Jed Roberts

Profile
- Positions: Defensive end, Linebacker

Personal information
- Born: November 10, 1967 (age 58) Ottawa, Ontario, Canada
- Listed height: 6 ft 2 in (1.88 m)
- Listed weight: 265 lb (120 kg)

Career information
- College: University of Northern Colorado

Career history
- 1990–2002: Edmonton Eskimos

Awards and highlights
- Grey Cup champion (1993);

= Jed Roberts =

Canadian gridiron football player (born 1967)

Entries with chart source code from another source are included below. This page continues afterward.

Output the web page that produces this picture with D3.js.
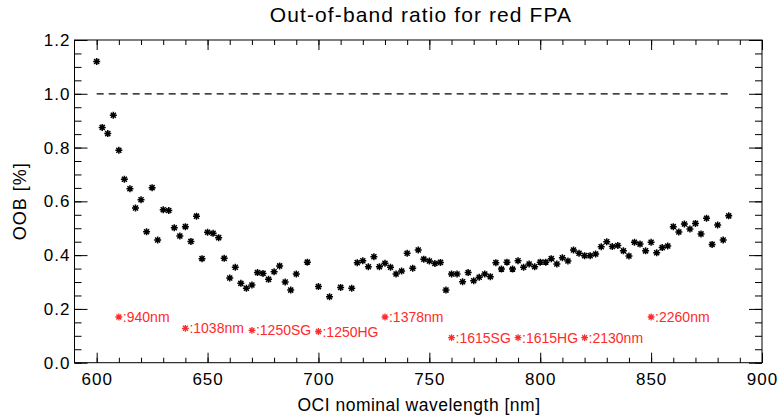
<!DOCTYPE html>
<html>
<head>
<meta charset="utf-8">
<script src="https://cdn.jsdelivr.net/npm/d3@7"></script>
<style>
  body { margin: 0; background: #fff; }
  text { font-family: "Liberation Sans", Arial, sans-serif; }
</style>
</head>
<body>
<div id="chart"></div>
<script>
// OOB ratio per band
const wavelength = [
  600, 602.5, 605, 607.5, 610, 612.5, 615, 617.5, 620, 622.5, 625, 627.5, 630, 632.5, 635, 637.5,
  640, 642.5, 645, 647.5, 650, 652.5, 655, 657.5, 660, 662.5, 665, 667.5, 670, 672.5, 675, 677.5,
  680, 682.5, 685, 687.5, 690, 695, 700, 705, 710, 715, 717.5, 720, 722.5, 725, 727.5, 730, 732.5,
  735, 737.5, 740, 742.5, 745, 747.5, 750, 752.5, 755, 757.5, 760, 762.5, 765, 767.5, 770, 772.5,
  775, 777.5, 780, 782.5, 785, 787.5, 790, 792.5, 795, 797.5, 800, 802.5, 805, 807.5, 810, 812.5,
  815, 817.5, 820, 822.5, 825, 827.5, 830, 832.5, 835, 837.5, 840, 842.5, 845, 847.5, 850, 852.5,
  855, 857.5, 860, 862.5, 865, 867.5, 870, 872.5, 875, 877.5, 880, 882.5, 885
];
const oob = [
  1.12, 0.875, 0.852, 0.92, 0.79, 0.682, 0.647, 0.575, 0.606, 0.487, 0.651, 0.456, 0.569, 0.566, 0.502, 0.471,
  0.506, 0.451, 0.545, 0.387, 0.485, 0.481, 0.465, 0.388, 0.315, 0.355, 0.295, 0.277, 0.289, 0.335, 0.332, 0.310,
  0.338, 0.360, 0.300, 0.270, 0.330, 0.374, 0.283, 0.245, 0.280, 0.277, 0.372, 0.379, 0.357, 0.394, 0.357, 0.370, 0.355,
  0.330, 0.341, 0.407, 0.351, 0.419, 0.385, 0.378, 0.369, 0.373, 0.270, 0.330, 0.330, 0.301, 0.335, 0.305, 0.318,
  0.330, 0.320, 0.372, 0.348, 0.374, 0.348, 0.379, 0.355, 0.367, 0.357, 0.374, 0.374, 0.387, 0.367, 0.390, 0.378,
  0.419, 0.407, 0.398, 0.398, 0.404, 0.431, 0.450, 0.432, 0.436, 0.416, 0.397, 0.448, 0.441, 0.416, 0.448, 0.409,
  0.428, 0.434, 0.506, 0.486, 0.516, 0.497, 0.518, 0.479, 0.537, 0.440, 0.512, 0.456, 0.546
];

// red band annotations
const bandNames = [":940nm", ":1038nm", ":1250SG", ":1250HG", ":1378nm", ":1615SG", ":1615HG", ":2130nm", ":2260nm"];
const bandX = [610, 640, 670, 700, 730, 760, 790, 820, 850];
const bandY = [0.17, 0.128, 0.12, 0.116, 0.17, 0.093, 0.093, 0.093, 0.17];

const xTicks = [600, 650, 700, 750, 800, 850, 900];
const yTicks = [0.0, 0.2, 0.4, 0.6, 0.8, 1.0, 1.2];
const refLine = [600, 885];

const W = 778, H = 416;
const x = d3.scaleLinear().domain([590, 900]).range([74.5, 762]);
const y = d3.scaleLinear().domain([0, 1.2]).range([362.7, 40]);
const red = '#ff2a2a';

const svg = d3.select('#chart').append('svg')
  .attr('width', W)
  .attr('height', H);

// asterisk like the IDL psym=2
function star(r) {
  const d = r * 0.72;
  return `M${-r},0L${r},0M0,${-r}L0,${r}M${-d},${-d}L${d},${d}M${-d},${d}L${d},${-d}`;
}

// Frame
svg.append('rect')
  .attr('x', x.range()[0]).attr('y', y.range()[1])
  .attr('width', x.range()[1] - x.range()[0])
  .attr('height', y.range()[0] - y.range()[1])
  .attr('fill', 'none').attr('stroke', '#000').attr('stroke-width', 1);

const xMinor = d3.range(600, 901, 10);
const yMinor = d3.range(0, 1.2001, 0.05);

function styleAxis(g) {
  g.select('.domain').remove();
  g.selectAll('line').attr('stroke', '#000');
  g.selectAll('text').attr('fill', '#000').attr('font-size', 17).attr('letter-spacing', 1);
}

// X axes (bottom with labels, top ticks only)
svg.append('g')
  .attr('transform', `translate(0,${y(0)})`)
  .call(d3.axisBottom(x).tickValues(xMinor).tickSize(-5).tickFormat(''))
  .call(styleAxis);
svg.append('g')
  .attr('transform', `translate(0,${y(0)})`)
  .call(d3.axisBottom(x).tickValues(xTicks).tickSize(-10).tickPadding(10).tickFormat(d3.format('d')))
  .call(styleAxis);
svg.append('g')
  .attr('transform', `translate(0,${y(1.2)})`)
  .call(d3.axisTop(x).tickValues(xMinor).tickSize(-5).tickFormat(''))
  .call(styleAxis);
svg.append('g')
  .attr('transform', `translate(0,${y(1.2)})`)
  .call(d3.axisTop(x).tickValues(xTicks).tickSize(-10).tickFormat(''))
  .call(styleAxis);

// Y axes (left with labels, right ticks only)
svg.append('g')
  .attr('transform', `translate(${x(590)},0)`)
  .call(d3.axisLeft(y).tickValues(yMinor).tickSize(-7).tickFormat(''))
  .call(styleAxis);
svg.append('g')
  .attr('transform', `translate(${x(590)},0)`)
  .call(d3.axisLeft(y).tickValues(yTicks).tickSize(-13).tickPadding(4).tickFormat(d3.format('.1f')))
  .call(styleAxis);
svg.append('g')
  .attr('transform', `translate(${x(900)},0)`)
  .call(d3.axisRight(y).tickValues(yMinor).tickSize(-7).tickFormat(''))
  .call(styleAxis);
svg.append('g')
  .attr('transform', `translate(${x(900)},0)`)
  .call(d3.axisRight(y).tickValues(yTicks).tickSize(-13).tickFormat(''))
  .call(styleAxis);

// Dashed reference at 1.0
svg.append('line')
  .attr('x1', x(refLine[0])).attr('x2', x(refLine[1]))
  .attr('y1', y(1.0)).attr('y2', y(1.0))
  .attr('stroke', '#000').attr('stroke-width', 1.2)
  .attr('stroke-dasharray', '7,5');

// Data points
svg.append('g')
  .selectAll('path')
  .data(wavelength.map((w, i) => ({ w, v: oob[i] })))
  .enter().append('path')
  .attr('transform', d => `translate(${x(d.w)},${y(d.v)})`)
  .attr('d', star(3.5))
  .attr('stroke', '#000')
  .attr('stroke-width', 1.5)
  .attr('fill', 'none');

// Band labels
const bands = svg.append('g')
  .selectAll('g')
  .data(bandNames.map((n, i) => ({ n, bx: bandX[i], by: bandY[i] })))
  .enter().append('g')
  .attr('transform', d => `translate(${x(d.bx)},${y(d.by)})`);
bands.append('path')
  .attr('d', star(3.4))
  .attr('stroke', red).attr('stroke-width', 1.3).attr('fill', 'none');
bands.append('text')
  .attr('x', 4)
  .attr('dy', '0.36em')
  .attr('fill', red)
  .attr('font-size', 14)
  .text(d => d.n);

// Titles
svg.append('text')
  .attr('x', 421)
  .attr('y', 22)
  .attr('text-anchor', 'middle')
  .attr('font-size', 21)
  .attr('letter-spacing', 1.1)
  .text('Out-of-band ratio for red FPA');

svg.append('text')
  .attr('x', 419)
  .attr('y', 411)
  .attr('text-anchor', 'middle')
  .attr('font-size', 17.5)
  .attr('letter-spacing', 0.5)
  .text('OCI nominal wavelength [nm]');

svg.append('text')
  .attr('transform', `translate(26,${(y.range()[0] + y.range()[1]) / 2}) rotate(-90)`)
  .attr('text-anchor', 'middle')
  .attr('font-size', 18)
  .attr('letter-spacing', 1)
  .text('OOB [%]');
</script>
</body>
</html>
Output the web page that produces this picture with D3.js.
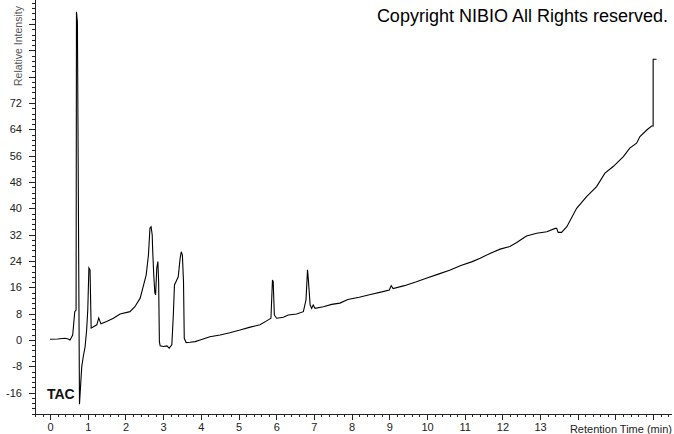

Jed Roberts (born November 10, 1967) is a former Canadian Football League defensive end and linebacker who played thirteen seasons for the Edmonton Eskimos. His father was Jay Roberts, a former tight end with the Ottawa Rough Riders.

==Highlights==
- First Team All North Central Conference Linebacker in 1989.
- Voted to the University of Northern Colorado 50-Year Football Dream Team in 2002.
- Recorded ten quarterback sacks in the 1993 season with the Eskimos.
- Set the Edmonton Eskimos single game record for most special teams tackles in a playoff game with four in 1999.
- Roberts set the Eskimos franchise record for most special teams tackles in a game with five against the BC Lions in 2000.
- Holds the Eskimos franchise record for most special teams in a career with 163.
- Roberts finished his CFL career tied for fourth place (with former Toronto Argonaut linebacker Michael O'Shea) for most special teams tackles in the Canadian Football League's history.
- Tom Pate Nominee in 2000.
- In September 2024, Roberts was inducted into the University of Northern Colorado Athletics Hall of Fame for his achievements in football.